Subprime Mortgages were NOT the Cause of the Last Crash. It was the Race to Zero.
At the old Merrill Lynch, Win Smith and Stan O’Neal had a bit of a difference of opinions on business practices. Today we have a variety of opinions on social media, data gathering, bot advertising clicks and calls, and of course free music. All the points of view have nuggets of truth imbedded in very confusing noise and ambiguity and legalese. If Merrill Lynch stayed away from subprime mortgages, would other firms have just purchased even more? If our governments did not allow copyright infringements and bot ads, would the booming tech business just go to the next country? Rather than pointing fingers in circles right back at ourselves and others, the signal is clear amidst the noise, it’s not easy to hear but it’s clear once you hear it. There is some synthesized truth from all the different sides of the arguments.
As online brokerage companies raced towards trading commissions of closer to zero before the last crash, big firms had to find alternative, less than ideal profitable mechanisms. Subprime mortgages were the effect not the cause. The cause was the race to zero, an ambiguous, not wrong, race to zero. But a race to zero none-the-less. More of close to zero could be better than less of more than zero. But then that word Quality pops up again, the bigger picture, the long term, the next generation, oouuu, time, it starts to get grey, the more you drift from Quality, it just seems to get fuzzier.

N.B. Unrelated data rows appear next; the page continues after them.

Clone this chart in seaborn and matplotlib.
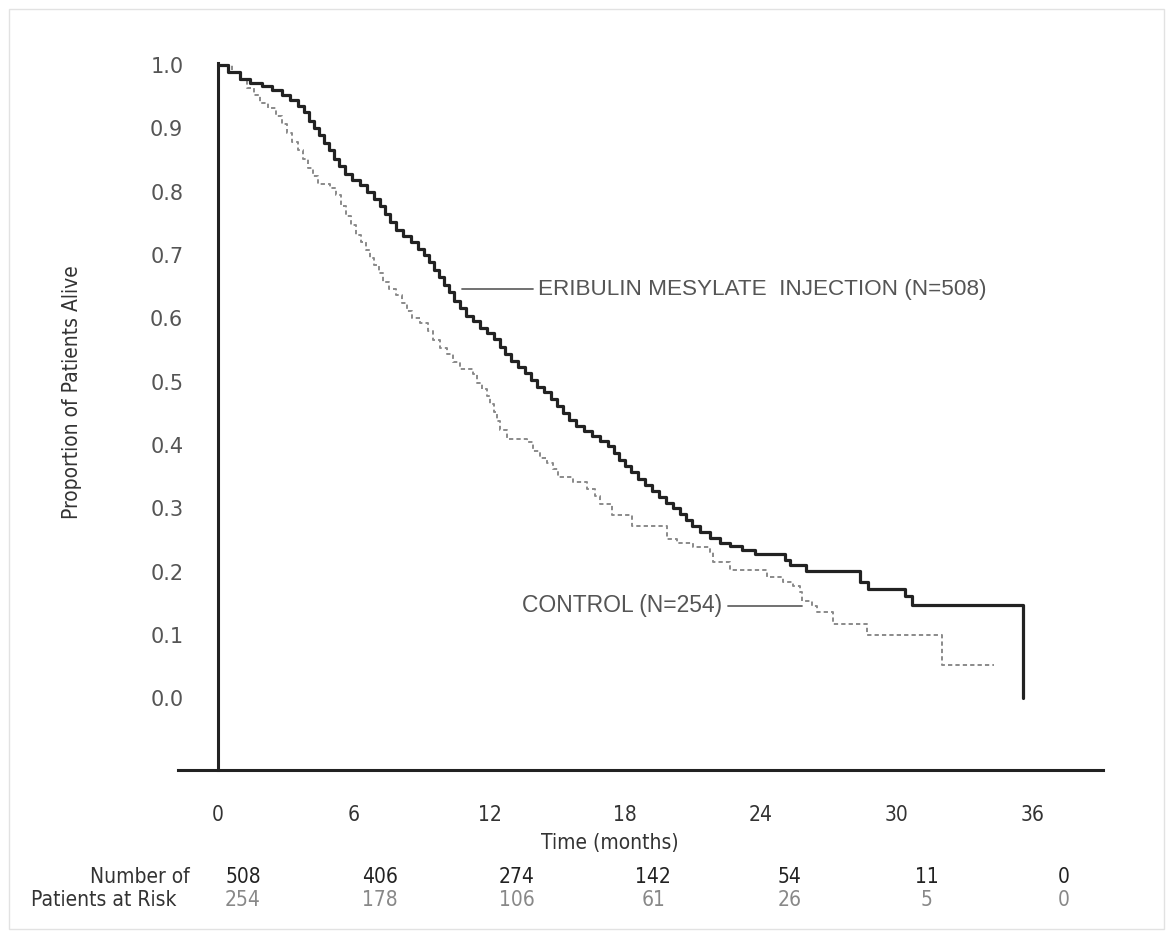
import matplotlib
matplotlib.use("Agg")
import matplotlib.pyplot as plt
from matplotlib import font_manager
from matplotlib.patches import Rectangle
import pandas as pd
import seaborn as sns

# Kaplan-Meier step points (months, proportion alive)
ERI_T = [0.0, 0.44, 0.98, 1.42, 1.94, 2.38, 2.83, 3.18, 3.53, 3.80, 4.03, 4.24, 4.47,
         4.68, 4.91, 5.12, 5.35, 5.62, 5.93, 6.27, 6.58, 6.90, 7.16, 7.38, 7.60, 7.87,
         8.17, 8.53, 8.84, 9.11, 9.32, 9.55, 9.77, 9.99, 10.21, 10.43, 10.70, 10.97,
         11.28, 11.58, 11.89, 12.20, 12.47, 12.68, 12.95, 13.26, 13.58, 13.83, 14.10,
         14.41, 14.72, 14.98, 15.25, 15.52, 15.83, 16.19, 16.53, 16.88, 17.24, 17.51,
         17.73, 17.99, 18.26, 18.57, 18.88, 19.18, 19.49, 19.81, 20.12, 20.43, 20.69,
         20.95, 21.31, 21.75, 22.19, 22.63, 23.17, 23.74, 25.07, 25.28, 25.99, 28.39,
         28.73, 30.37, 30.69, 35.58]
ERI_S = [1.0, 0.989, 0.978, 0.972, 0.966, 0.960, 0.953, 0.945, 0.935, 0.925, 0.912,
         0.900, 0.889, 0.877, 0.866, 0.852, 0.840, 0.828, 0.818, 0.810, 0.800, 0.789,
         0.778, 0.765, 0.752, 0.740, 0.730, 0.720, 0.710, 0.700, 0.689, 0.677, 0.665,
         0.653, 0.641, 0.628, 0.616, 0.604, 0.595, 0.585, 0.577, 0.567, 0.555, 0.543,
         0.533, 0.523, 0.513, 0.503, 0.492, 0.483, 0.473, 0.462, 0.450, 0.440, 0.430,
         0.422, 0.414, 0.406, 0.398, 0.388, 0.377, 0.367, 0.357, 0.347, 0.337, 0.327,
         0.318, 0.309, 0.300, 0.291, 0.281, 0.272, 0.263, 0.254, 0.246, 0.240, 0.234,
         0.228, 0.218, 0.210, 0.201, 0.184, 0.173, 0.161, 0.148, 0.0]

CTL_T = [0.0, 0.62, 0.98, 1.28, 1.59, 1.86, 2.21, 2.57, 2.83, 3.05, 3.28, 3.53, 3.76,
         3.97, 4.20, 4.42, 4.95, 5.22, 5.43, 5.66, 5.88, 6.10, 6.33, 6.54, 6.72, 6.90,
         7.12, 7.29, 7.56, 7.87, 8.13, 8.36, 8.58, 8.93, 9.28, 9.51, 9.82, 10.13, 10.39,
         10.70, 11.28, 11.45, 11.67, 11.89, 12.03, 12.20, 12.33, 12.47, 12.78, 13.66,
         13.93, 14.23, 14.54, 14.81, 15.03, 15.69, 16.31, 16.67, 16.88, 17.42, 18.30,
         19.85, 20.29, 21.00, 21.75, 21.88, 22.63, 24.27, 24.98, 25.42, 25.73, 25.82,
         26.26, 26.49, 27.18, 28.69, 32.01, 34.30]
CTL_S = [1.0, 0.988, 0.976, 0.964, 0.952, 0.940, 0.932, 0.920, 0.906, 0.892, 0.879,
         0.866, 0.852, 0.838, 0.825, 0.812, 0.806, 0.794, 0.778, 0.762, 0.748, 0.732,
         0.720, 0.708, 0.695, 0.684, 0.672, 0.658, 0.647, 0.636, 0.624, 0.612, 0.601,
         0.593, 0.580, 0.565, 0.553, 0.543, 0.531, 0.520, 0.512, 0.498, 0.488, 0.477,
         0.465, 0.452, 0.438, 0.424, 0.410, 0.405, 0.390, 0.380, 0.372, 0.362, 0.350,
         0.342, 0.331, 0.320, 0.307, 0.290, 0.272, 0.252, 0.246, 0.239, 0.231, 0.216,
         0.202, 0.192, 0.184, 0.178, 0.168, 0.154, 0.146, 0.136, 0.117, 0.100, 0.053,
         0.053]

X_TICKS = [0, 6, 12, 18, 24, 30, 36]
Y_TICKS = [0.0, 0.1, 0.2, 0.3, 0.4, 0.5, 0.6, 0.7, 0.8, 0.9, 1.0]
RISK_ERI = [508, 406, 274, 142, 54, 11, 0]
RISK_CTL = [254, 178, 106, 61, 26, 5, 0]

sns.set_theme(style="white")
installed = {f.name for f in font_manager.fontManager.ttflist}
NARROW = "Liberation Sans Narrow" if "Liberation Sans Narrow" in installed else "DejaVu Sans"
plt.rcParams["font.family"] = ["DejaVu Sans"]
narrow = dict(family=NARROW, fontstretch="condensed")

fig = plt.figure(figsize=(11.73, 9.35), dpi=100)
ax = fig.add_axes([178 / 1173, 165 / 935, 925 / 1173, 707 / 935])

eri = pd.DataFrame({"t": ERI_T, "s": ERI_S})
ctl = pd.DataFrame({"t": CTL_T, "s": CTL_S})
sns.lineplot(data=ctl, x="t", y="s", ax=ax, estimator=None, drawstyle="steps-post",
             color="#8a8a8a", linewidth=1.4, linestyle=(0, (2.2, 1.6)))
sns.lineplot(data=eri, x="t", y="s", ax=ax, estimator=None, drawstyle="steps-post",
             color="#222222", linewidth=2.3)

ax.set_xlim(-1.77, 39.12)
ax.set_ylim(-0.113, 1.003)
ax.spines["top"].set_visible(False)
ax.spines["right"].set_visible(False)
ax.spines["left"].set_position(("data", 0))
for sp in ("left", "bottom"):
    ax.spines[sp].set_linewidth(2.2)
    ax.spines[sp].set_color("#222222")

ax.set_xticks(X_TICKS)
ax.set_xticklabels([str(x) for x in X_TICKS], fontsize=15, color="#333333", **narrow)
ax.set_yticks(Y_TICKS)
ax.set_yticklabels([f"{y:.1f}" for y in Y_TICKS], fontsize=15, color="#555555")
ax.tick_params(axis="y", direction="out", length=19, width=2.2, color="#222222", pad=6)
ax.tick_params(axis="x", direction="out", length=16.5, width=2.2, color="#222222", pad=9)
ax.set_xlabel("")
ax.set_ylabel("")

fig.text(72 / 1173, 1 - 392 / 935, "Proportion of Patients Alive", rotation=90,
         ha="center", va="center", fontsize=15, color="#333333", **narrow)
fig.text(610 / 1173, 1 - 843 / 935, "Time (months)", ha="center", va="center",
         fontsize=15, color="#333333", **narrow)

# curve labels with leader lines
ax.plot([10.79, 13.93], [0.646, 0.646], color="#666666", linewidth=1.3)
ax.text(14.15, 0.646, "ERIBULIN MESYLATE  INJECTION (N=508)", ha="left", va="center",
        fontsize=16.2, color="#555555", family="Liberation Sans")
ax.plot([22.55, 25.82], [0.146, 0.146], color="#666666", linewidth=1.3)
ax.text(22.28, 0.146, "CONTROL (N=254)", ha="right", va="center",
        fontsize=16.5, color="#555555", family="Liberation Sans")

# number at risk table
fig.text(190 / 1173, 1 - 877 / 935, "Number of", ha="right", va="center",
         fontsize=15, color="#333333", **narrow)
fig.text(177 / 1173, 1 - 900 / 935, "Patients at Risk", ha="right", va="center",
         fontsize=15, color="#333333", **narrow)
trans = ax.get_xaxis_transform()
for t, n1, n2 in zip(X_TICKS, RISK_ERI, RISK_CTL):
    xr = 1.105 + 1.0072 * t
    ax.text(xr, -0.151, str(n1), transform=trans, ha="center", va="center",
            fontsize=15, color="#222222", clip_on=False, **narrow)
    ax.text(xr, -0.184, str(n2), transform=trans, ha="center", va="center",
            fontsize=15, color="#888888", clip_on=False, **narrow)

fig.patches.append(Rectangle((9 / 1173, 6 / 935), 1155 / 1173, 920 / 935,
                             transform=fig.transFigure, fill=False,
                             edgecolor="#e2e2e2", linewidth=1.0))

fig.savefig("out.png", dpi=100)
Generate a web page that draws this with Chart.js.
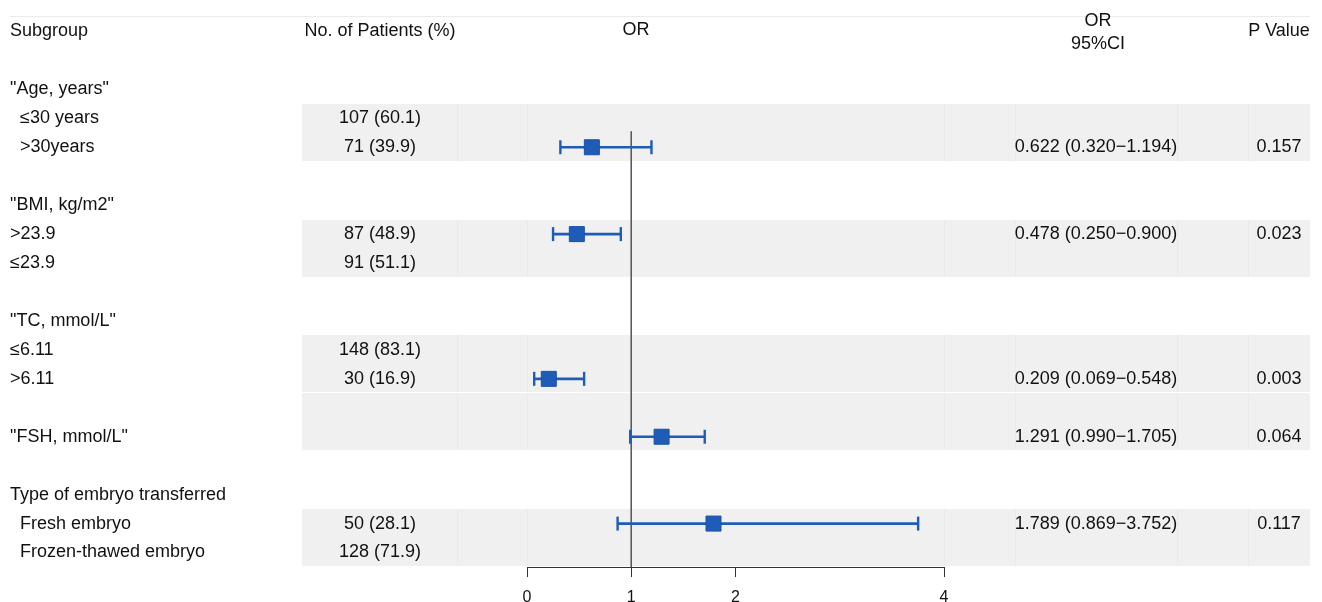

Maybe that reason is the signal amidst the noise.
If one part of the business keeps getting closer to zero and we have to report higher earnings the next quarter, hmmm, maybe we need to make some less bad choices, less than prime choices, less than ideal, suboptimal choices, subprime choices somewhere else. This would be the effect. An effect that effectively becomes infective or infectious maybe…like just 1
Pringle perhaps, just 1, just 1 this quarter, maybe 2 next quarter to sustain the need to meet, to meet their, I mean my, I mean the expectations.
If major investment firms are good with 0 and 0 and 0, the less than prime compromise, or expectation may be an accentuated, slightly higher reliance or maybe dependence on the perpetual, rapid growth of technology growth stocks that are ironically in their own race to 0. This common 0 thread is very interdependent and maybe you could say seemingly seamless. 0 costs for internet searches, zero costs for stock trades, zero costs for music, zero costs for mutual funds. Dependence on bots and bots of bot advertisement clicks, and a dependence on the appreciation in value of stocks that are dependent on bots and bots of bot advertisement clicks.
Such a world wide web of connectivity and yet so confusing. I would say the best thing to do is ask your bot if a race to zero is a positive economic indicator or a concern that needs some alternative investment strategies, not ask your bot, I mean ask your robot, no sorry, not your robot, your robo-advisor, or maybe it would be better to ask someone that has a title of financial advisor, they’re all great, any one will do, ehhhh, maybe it would be best to ask a web tools master instead, this way you can see what their calculator says to do. If those sound like less than prime choices, you could also seek out a Quality signal.
Quality is the signal. Seek Quality, not really that confusing when you tune out the noise.
In Marine Corps boot camp, when the Drill Instructor yells “zerooo”, all the recruits have to yell back in unison “Freeze recruit! Freeze!” and they of course need to freeze. That may be extreme. As Vanilla Ice would say, “Stop, Collaborate and Listen” to the sound…of zero.